Mai from Gaza was talking over Skype because she could not attend for political reasons. Mai was asked for some fun facts, but she said that she is not in a good status because she could not make it the conference, which made it hard to mention fun facts. In 2014, she became a TechWomen Emerging Leader. She also encouraged everyone to help and support them, and also keep inviting them, so may be in one day they will be able to attend. Mai said they face a lot of challenges in Gaza, but she like to call them opportunities to learn and get more powerful in solving problems they face. At the end, Mai said, I’m kept motivated by events like this where I’m exposed to the global women’s tech community. My goal here is to bring back as much of your energy as I can to Gaza. You can come mentor in Gaza. She mentioned many examples for people who went to Gaza before for mentoring: Angie Chang, the founder of Women 2.0, Dave McClure, the Founder of 500 Startups, and many others. "Don’t worry, it’s safe," Mai Said "or you can mentor women in Gaza remotely." Mai is a member of ArabWIC as well.

Thursday speed mentoring sessions took place during the lunch table on Thursday and Friday. I joined mentoring discussions around academic careers. It was useful to hear from many senior women in academia about their career journey and also hear some questions about applying in academia.

At the career fair, I was lucky to meet Sinead Borgersen, a Principal HR Business Partner at CA Technologies and Dr. Michele Weigle's friend. We had a quick discussion about the careers in CA Technologies and how they will fit with my interest. Siena is an amazing lady who is full of enthusiasm.

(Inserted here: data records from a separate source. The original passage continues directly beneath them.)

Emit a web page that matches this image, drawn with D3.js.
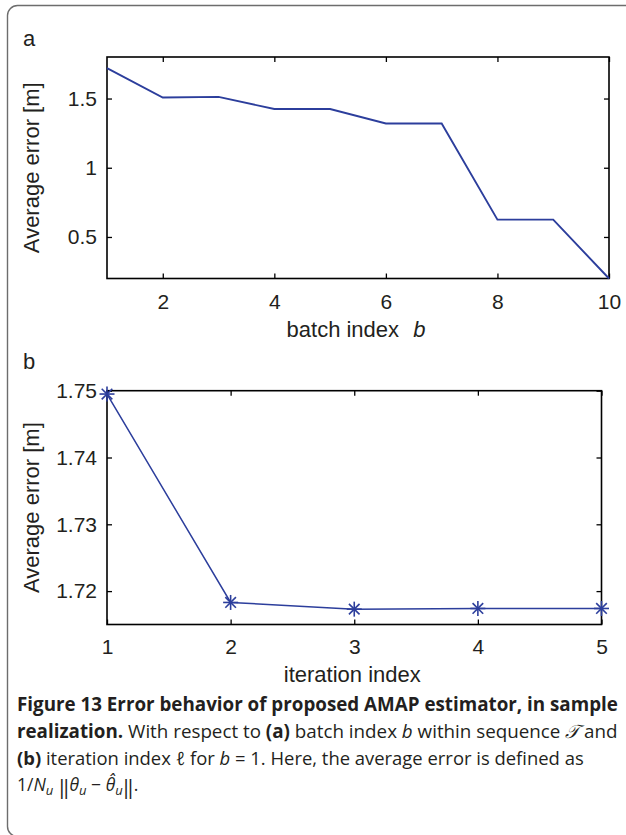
<!DOCTYPE html>
<html><head><meta charset="utf-8">
<script src="https://cdn.jsdelivr.net/npm/d3@7"></script>
<style>body{margin:0;background:#fff} svg{display:block}</style>
</head><body><svg id="c" width="626" height="835"></svg>
<script>
// Panel (a): batch index vs average error
const batchIndex = [1, 2, 3, 4, 5, 6, 7, 8, 9, 10];
const batchError = [1.72, 1.507, 1.512, 1.424, 1.424, 1.32, 1.32, 0.625, 0.625, 0.2];
const batchXTicks = [2, 4, 6, 8, 10];
const batchYTicks = [0.5, 1, 1.5];
// Panel (b): iteration index vs average error
const iterIndex = [1, 2, 3, 4, 5];
const iterError = [1.7495, 1.7183, 1.7173, 1.7174, 1.7174];
const iterXTicks = [1, 2, 3, 4, 5];
const iterYTicks = [1.72, 1.73, 1.74, 1.75];

const svg = d3.select("#c");
const FONT = "'Liberation Sans', Arial, Helvetica, sans-serif";
const CAP = "'Open Sans', 'Noto Sans', sans-serif";
const BLUE = "#2c3e9c";
const INK = "#231f20";

// outer rounded frame
svg.append("rect").attr("x", 7.5).attr("y", 5.5).attr("width", 660).attr("height", 831)
  .attr("rx", 10).attr("fill", "none").attr("stroke", "#6d6d6d").attr("stroke-width", 1.4);

function panel(o) {
  const x = d3.scaleLinear().domain(o.xDomain).range([o.x0, o.x1]);
  const y = d3.scaleLinear().domain(o.yDomain).range([o.y1, o.y0]);
  const g = svg.append("g");
  const fmt = d => String(d);
  const style = sel => {
    sel.select(".domain").remove();
    sel.selectAll(".tick line").attr("stroke", "#000").attr("stroke-width", 1.3);
    sel.selectAll(".tick text").attr("font-family", FONT).attr("font-size", 21).attr("fill", INK);
  };
  g.append("g").attr("transform", `translate(0,${o.y1})`)
    .call(d3.axisBottom(x).tickValues(o.xTicks).tickSizeInner(-5).tickSizeOuter(0).tickPadding(o.xPad).tickFormat(fmt)).call(style);
  g.append("g").attr("transform", `translate(0,${o.y0})`)
    .call(d3.axisTop(x).tickValues(o.xTicks).tickSizeInner(-5).tickSizeOuter(0).tickFormat("")).call(style);
  g.append("g").attr("transform", `translate(${o.x0},0)`)
    .call(d3.axisLeft(y).tickValues(o.yTicks).tickSizeInner(-5).tickSizeOuter(0).tickPadding(10).tickFormat(fmt)).call(style);
  g.append("g").attr("transform", `translate(${o.x1},0)`)
    .call(d3.axisRight(y).tickValues(o.yTicks).tickSizeInner(-5).tickSizeOuter(0).tickFormat("")).call(style);
  g.append("rect").attr("x", o.x0).attr("y", o.y0).attr("width", o.x1 - o.x0).attr("height", o.y1 - o.y0)
    .attr("fill", "none").attr("stroke", "#000").attr("stroke-width", 1.6);

  const pts = o.xs.map((v, i) => [v, o.ys[i]]);
  g.append("path").datum(pts)
    .attr("d", d3.line().x(d => x(d[0])).y(d => y(d[1])))
    .attr("fill", "none").attr("stroke", BLUE).attr("stroke-width", o.lw).attr("stroke-linejoin", "miter");
  if (o.marker) {
    const m = g.selectAll(".mk").data(pts).join("g")
      .attr("transform", d => `translate(${x(d[0])},${y(d[1])})`)
      .attr("stroke", BLUE).attr("stroke-width", 1.6);
    const r = 7.5, q = 5.3;
    m.append("line").attr("x1", -r).attr("x2", r).attr("y1", 0).attr("y2", 0);
    m.append("line").attr("x1", 0).attr("x2", 0).attr("y1", -r).attr("y2", r);
    m.append("line").attr("x1", -q).attr("x2", q).attr("y1", -q).attr("y2", q);
    m.append("line").attr("x1", -q).attr("x2", q).attr("y1", q).attr("y2", -q);
  }
  svg.append("text").attr("x", 23).attr("y", o.letterY).text(o.letter)
    .attr("font-family", FONT).attr("font-size", 22).attr("fill", INK);
  const cy = (o.y0 + o.y1) / 2;
  svg.append("text").attr("transform", `translate(39,${cy}) rotate(-90)`).attr("text-anchor", "middle")
    .attr("font-family", FONT).attr("font-size", 22).attr("fill", INK).text("Average error [m]");
  const xl = svg.append("text").attr("x", (o.x0 + o.x1) / 2 - 2).attr("y", o.xLabelY).attr("text-anchor", "middle")
    .attr("font-family", FONT).attr("font-size", 22).attr("fill", INK);
  xl.append("tspan").text(o.xLabel);
  if (o.xLabelVar) xl.append("tspan").attr("font-style", "italic").attr("dx", 8).text(o.xLabelVar);
}

panel({ x0: 107, x1: 609, y0: 57, y1: 278.5, xDomain: [1, 10], yDomain: [0.2, 1.8],
  xs: batchIndex, ys: batchError, xTicks: batchXTicks, yTicks: batchYTicks, xPad: 16,
  lw: 1.9, marker: false, letter: "a", letterY: 46, xLabel: "batch index ", xLabelVar: "b", xLabelY: 337 });

panel({ x0: 107, x1: 601.5, y0: 390.7, y1: 624.5, xDomain: [1, 5], yDomain: [1.715, 1.75],
  xs: iterIndex, ys: iterError, xTicks: iterXTicks, yTicks: iterYTicks, xPad: 14.5,
  lw: 1.5, marker: true, letter: "b", letterY: 369, xLabel: "iteration index", xLabelVar: null, xLabelY: 682 });

// caption
const BASE = 17.5;
function cap(y) {
  return svg.append("text").attr("x", 17).attr("y", y).attr("font-family", CAP).attr("font-size", BASE).attr("fill", INK);
}
function fit(t, target) {
  const L = t.node().getComputedTextLength();
  t.attr("font-size", (BASE * target / L).toFixed(2));
}
function sp(t, s, w, it) {
  const e = t.append("tspan").text(s);
  if (w) e.attr("font-weight", "bold");
  if (it) e.attr("font-style", "italic");
  return e;
}
let t1 = cap(711);
sp(t1, "Figure 13 Error behavior of proposed AMAP estimator, in sample", true);
fit(t1, 601);
let t2 = cap(738);
sp(t2, "realization.", true); sp(t2, " With respect to "); sp(t2, "(a)", true);
sp(t2, " batch index "); sp(t2, "b", false, true); sp(t2, " within sequence "); sp(t2, "𝒯", false, true); sp(t2, "  and");
fit(t2, 601);
let t3 = cap(765);
sp(t3, "(b) ", true); sp(t3, "iteration index ℓ for "); sp(t3, "b", false, true);
sp(t3, " = 1. Here, the average error is defined as");
fit(t3, 567);
let t4 = cap(791);
sp(t4, "1/"); sp(t4, "N", false, true); sp(t4, "u", false, true).attr("font-size", 13).attr("dy", 4);
sp(t4, " ‖").attr("font-size", 20).attr("dy", -1);
sp(t4, "θ", false, true).attr("font-size", 17.5).attr("dy", -3); sp(t4, "u", false, true).attr("font-size", 13).attr("dy", 4);
sp(t4, " − ").attr("dy", -4).attr("font-size", 17.5); sp(t4, "θ̂", false, true); sp(t4, "u", false, true).attr("font-size", 13).attr("dy", 4);
sp(t4, "‖").attr("font-size", 20).attr("dy", -1); sp(t4, ".").attr("font-size", 17.5).attr("dy", -3);
</script></body></html>
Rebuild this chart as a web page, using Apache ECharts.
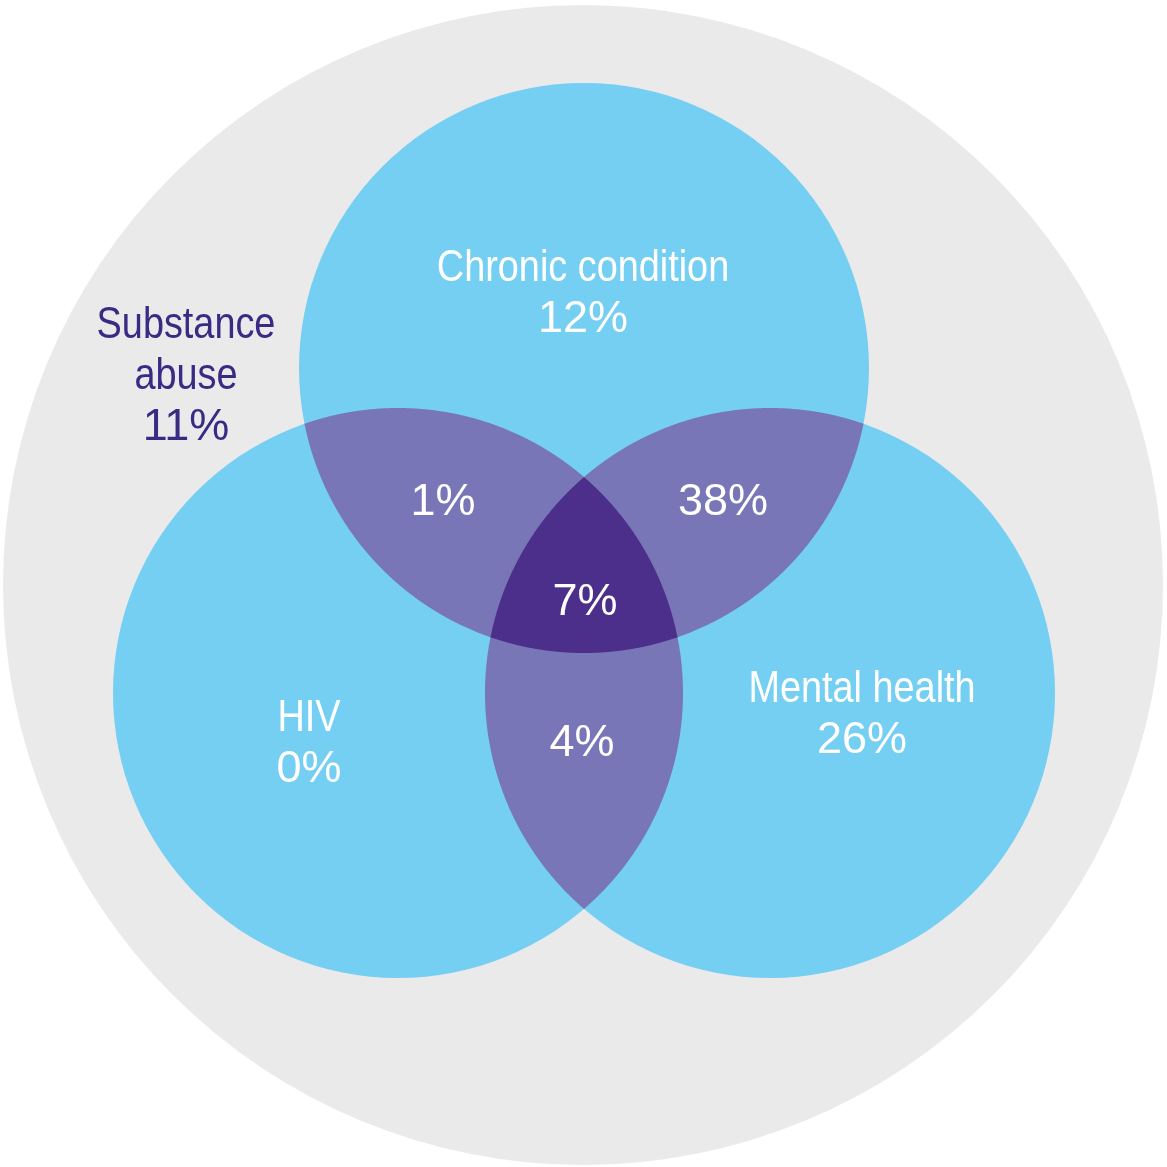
<!DOCTYPE html>
<html>
<head>
<meta charset="utf-8">
<script src="https://cdn.jsdelivr.net/npm/echarts@6/dist/echarts.min.js"></script>
<style>
  html, body { margin: 0; padding: 0; background: #ffffff; }
  #chart { width: 1167px; height: 1167px; }
</style>
</head>
<body>
<div id="chart"></div>
<script>
// Share of clients by condition group
const setNames = ['Chronic condition', 'HIV', 'Mental health'];
const setOnlyValues = [12, 0, 26];
// pairs: Chronic & HIV, Chronic & Mental health, HIV & Mental health
const pairValues = [1, 38, 4];
const allThreeValue = 7;
const outerNameLines = ['Substance', 'abuse'];
const outerValue = 11;

// Diagram geometry in chart units (0..1167 on both axes, y downward)
const outerCircle = { cx: 583, cy: 585, r: 580 };
const setCircles = [
  { cx: 584, cy: 368, r: 285 },
  { cx: 398, cy: 693, r: 285 },
  { cx: 770, cy: 693, r: 285 }
];
const pairMembers = [[0, 1], [0, 2], [1, 2]];
const setLabelPos = [[583, 269], [309, 719], [862, 690]];
const pairLabelPos = [[443, 503], [723, 503], [582, 744]];
const centerLabelPos = [585, 603];
const outerLabelPos = [186, 326];
const lineGap = 51;

const colors = {
  outer: '#EAEAEB',
  set: '#74CFF2',
  pair: '#7876B7',
  all: '#4B2F8A',
  outerText: '#3B2A84',
  innerText: '#FFFFFF'
};
const labelFont = '"Liberation Sans", Arial, sans-serif';
const nameSize = 44;
const valueSize = 45;
const nameCondense = 0.86; // condensed face for the group names

// Boundary of the intersection of several circles, as a sorted ring of points
function insideAll(list, skip, x, y) {
  return list.every((c, j) => {
    if (j === skip) return true;
    const dx = x - c.cx, dy = y - c.cy;
    return dx * dx + dy * dy <= (c.r + 0.5) * (c.r + 0.5);
  });
}
function intersectionOutline(list) {
  const pts = [];
  const N = 2880;
  list.forEach((c, i) => {
    for (let k = 0; k < N; k++) {
      const a = (2 * Math.PI * k) / N;
      const x = c.cx + c.r * Math.cos(a);
      const y = c.cy + c.r * Math.sin(a);
      if (insideAll(list, i, x, y)) pts.push([x, y]);
    }
  });
  // exact corner points where two boundaries cross
  for (let i = 0; i < list.length; i++) {
    for (let j = i + 1; j < list.length; j++) {
      const A = list[i], B = list[j];
      const dx = B.cx - A.cx, dy = B.cy - A.cy;
      const d = Math.hypot(dx, dy);
      const a = (d * d + A.r * A.r - B.r * B.r) / (2 * d);
      const h = Math.sqrt(Math.max(0, A.r * A.r - a * a));
      const mx = A.cx + (a * dx) / d, my = A.cy + (a * dy) / d;
      [[mx + (h * dy) / d, my - (h * dx) / d], [mx - (h * dy) / d, my + (h * dx) / d]].forEach(p => {
        if (list.every((c, k) => k === i || k === j || Math.hypot(p[0] - c.cx, p[1] - c.cy) <= c.r + 0.5)) pts.push(p);
      });
    }
  }
  const mx = pts.reduce((s, p) => s + p[0], 0) / pts.length;
  const my = pts.reduce((s, p) => s + p[1], 0) / pts.length;
  pts.sort((p, q) => Math.atan2(p[1] - my, p[0] - mx) - Math.atan2(q[1] - my, q[0] - mx));
  return { pts, cx: mx, cy: my };
}

// Shape layers, drawn in order: outer set, three sets, pair overlaps, triple overlap
const regions = [];
regions.push({ kind: 'circle', c: outerCircle, fill: colors.outer });
setCircles.forEach(c => regions.push({ kind: 'circle', c, fill: colors.set }));
pairMembers.forEach(m => {
  const o = intersectionOutline(m.map(i => setCircles[i]));
  regions.push({ kind: 'poly', o, fill: colors.pair });
});
regions.push({ kind: 'poly', o: intersectionOutline(setCircles), fill: colors.all });

const shapeData = regions.map(r => r.kind === 'circle' ? [r.c.cx, r.c.cy] : [r.o.cx, r.o.cy]);

// Text labels
const labels = [];
setNames.forEach((name, i) => {
  labels.push({ value: setLabelPos[i], text: name, color: colors.innerText, name: true });
  labels.push({ value: [setLabelPos[i][0], setLabelPos[i][1] + lineGap], text: setOnlyValues[i] + '%', color: colors.innerText });
});
pairValues.forEach((v, i) => {
  labels.push({ value: pairLabelPos[i], text: v + '%', color: colors.innerText });
});
labels.push({ value: centerLabelPos, text: allThreeValue + '%', color: colors.innerText });
outerNameLines.forEach((line, i) => {
  labels.push({ value: [outerLabelPos[0], outerLabelPos[1] + i * lineGap], text: line, color: colors.outerText, name: true });
});
labels.push({ value: [outerLabelPos[0], outerLabelPos[1] + outerNameLines.length * lineGap], text: outerValue + '%', color: colors.outerText });

const chart = echarts.init(document.getElementById('chart'), null, { renderer: 'canvas' });
chart.setOption({
  backgroundColor: '#ffffff',
  animation: false,
  grid: { left: 0, right: 0, top: 0, bottom: 0 },
  xAxis: { type: 'value', min: 0, max: 1167, show: false },
  yAxis: { type: 'value', min: 0, max: 1167, inverse: true, show: false },
  series: [
    {
      type: 'custom',
      coordinateSystem: 'cartesian2d',
      clip: false,
      silent: true,
      data: shapeData,
      renderItem: function (params, api) {
        const r = regions[params.dataIndex];
        if (r.kind === 'circle') {
          const c = api.coord([r.c.cx, r.c.cy]);
          const rad = api.size([r.c.r, r.c.r])[0];
          return { type: 'circle', shape: { cx: c[0], cy: c[1], r: rad }, style: { fill: r.fill } };
        }
        return {
          type: 'polygon',
          shape: { points: r.o.pts.map(p => api.coord(p)) },
          style: { fill: r.fill }
        };
      }
    },
    {
      type: 'custom',
      coordinateSystem: 'cartesian2d',
      clip: false,
      silent: true,
      data: labels.map(l => l.value),
      renderItem: function (params, api) {
        const l = labels[params.dataIndex];
        const p = api.coord(l.value);
        return {
          type: 'text',
          x: p[0],
          y: p[1],
          scaleX: l.name ? nameCondense : 1,
          style: {
            text: l.text,
            fill: l.color,
            fontSize: l.name ? nameSize : valueSize,
            fontFamily: labelFont,
            align: 'center',
            verticalAlign: 'middle'
          }
        };
      }
    }
  ]
});
</script>
</body>
</html>
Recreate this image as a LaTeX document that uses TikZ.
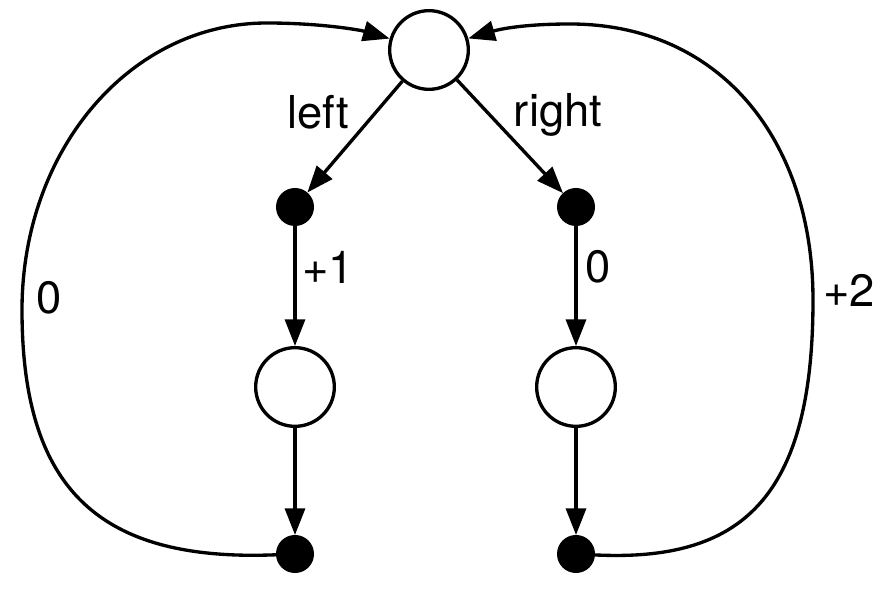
\documentclass[tikz,border=0pt]{standalone}
\usepackage{fontspec}
\setmainfont{TeX Gyre Heros}
\usetikzlibrary{arrows.meta}
\begin{document}
\begin{tikzpicture}[x=0.75pt,y=0.75pt,yscale=-1,xscale=1,
  state/.style={draw,circle,line width=2.5pt,minimum size=59pt,inner sep=0pt,fill=white},
  chance/.style={draw,circle,fill=black,line width=1.5pt,minimum size=27pt,inner sep=0pt},
  arc/.style={line width=2.5pt,-{Triangle[length=20pt,width=15pt]}},
  lbl/.style={inner sep=0pt,font=\fontsize{34}{40}\selectfont}]
\useasboundingbox (0,0) rectangle (893,591);

%Shape: Circles
\node[state] (top) at (429,50) {};
\node[state] (lmid) at (295,387) {};
\node[state] (rmid) at (576,387) {};
%Shape: Dots
\node[chance] (ldot) at (295,207) {};
\node[chance] (rdot) at (576,207) {};
\node[chance] (lend) at (295,554) {};
\node[chance] (rend) at (576,554) {};

%Straight Lines
\draw[arc] (top) -- (ldot);
\draw[arc] (top) -- (rdot);
\draw[arc] (ldot) -- (lmid);
\draw[arc] (rdot) -- (rmid);
\draw[arc] (lmid) -- (lend);
\draw[arc] (rmid) -- (rend);

%Curve Lines
\draw[arc] (lend) .. controls (100,562) and (22,490) .. (22,310) .. controls (22,150) and (130,23) .. (267,23) .. controls (320,23) and (360,30) .. (top);
\draw[arc] (rend) .. controls (740,562) and (813,500) .. (813,300) .. controls (813,140) and (720,24) .. (570,24) .. controls (520,24) and (497,30) .. (top);

% Text Node
\node[lbl] (tleft) at (318,112) {left};
\node[lbl] (tright) at (558,115) {right};
\node[lbl] (tplusone) at (328,267) {+1};
\node[lbl] (tzeroa) at (598,267) {0};
\node[lbl] (tzerob) at (49,298) {0};
\node[lbl] (tplustwo) at (849,290) {+2};

\end{tikzpicture}
\end{document}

The Friday Keynote: Friday morning started with a cool technical keynote on "Robotics as a Part of Society" by Manuela Veloso, Herbert A. Simon University Professor, Computer Science Department, Carnegie Mellon University. Manuela has become well-known in the AI community for being the guiding force behind robot soccer. In her keynote, Manuela highlighted different perspectives of robots in collaborative network of robots and humans. Manuela talked about CoBots, the robots she and her students created to help them with simple tasks in their offices and labs. There robots can use the internet or send emails to ask for help. She showed that autonomous robots learn from interacting with humans. "Technology is about diversity, "Manuela said. "You don’t have to do everything, but some do things that others can’t."

At the end of the keynote, there were announcements about the Grace Hopper 2016. The GHC 2016 will take place in Houston, Texas. The general program co-chairs for GHC 2016 will be Kaoutar El Maghraoui, from IBM Research and the ArabWIC and Maria Gini from University of Minnesota. I spent most of the time on Friday at the career fair, then I attended the mentoring session on ArabWIC lunch table and met many women in computing from different fields.

The Friday Afternoon Plenary: The day wrapped up with an afternoon plenary session focused on the importance on diversity in technology by Janet George, Chief Data Scientist for Big Data/Data Science and Cognitive Computing at SanDisk, Isis Anchalee, Platform Engineer at OneLogin, Miral Kotb, Director, Producer, Choreographer and Playwright for iLuminate.

I couldn’t attend the afternoon keynote, but I heard from many friends about iLuminate, which is a wearable lighting system that enables novel dance act, performance, in which the audiences were treated with at the end of the conference. For more about the afternoon plenary, here are nice wrap ups for the three talks:
GHC 2015 ended with busting a move on the dance floor in a night to remember at the Minute Maid Park. There were many photos booths, t-shirts, glowing sticks, and dessert. It is a Grace Hopper Celebration, after all!

It was fascinating to be in GHC 2015 to hear from the most talented and inspiring women in technology and get advice from them. Furthermore, spending the best time with many awesome ladies and get back with many friends who support each other. I also was glad to be involved in many activities this year for the ABI community and the ArabWIC.